Bach, being his usual ostensibly noble self, put the case that finance was no bar to the events. “We would have canceled the Games 15 months ago,” he told The Associated Press. “Financially, it would have been the easiest solution for the IOC. But we decided at the time not to cancel the Games, not to draw on the insurance we had at the time.”

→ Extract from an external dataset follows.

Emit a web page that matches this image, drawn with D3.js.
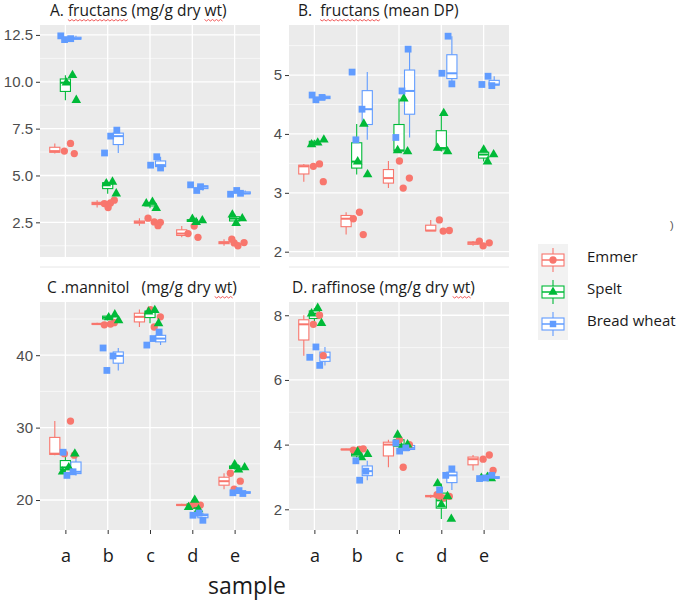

Such views should be treated with a healthy dose of stern scepticism. “For the IOC,” sports editorial writer for the Mainichi Shimbun Takiguchi Takashi points out, “what is important is not whether there are spectators in the stands, but that the games go ahead and are broadcast to the entire world.” Broadcasting rights constitute 70% of IOC revenue, characterised by such lucrative arrangements as that of NBCUniversal’s $12 billion payment for rights to broadcast all Olympic events from the 2014 Sochi Winter games to the 2032 Summer Olympics.

The response to the Olympics by its defenders has generally been one of cultivated delusion. NBCUniversal CEO Jeff Shell was banking on it, given his network’s promise to broadcast 7,000 hours of the Tokyo games. From the moment the opening ceremony takes place, he insisted, “everybody forgets [concerns like COVID-19] and enjoys the seventeen days.”

This ploy has worked, at least in the past. Robert Baade and Matheson note the buoyancy that follows the holding of the games: in London 2012, for instance, there were those proud to be British and even happy to pay amounts “above any costs associated with actually attending any of the events.” Despite Japanese success in the medal tally, Tokyo 2020 promises a different story.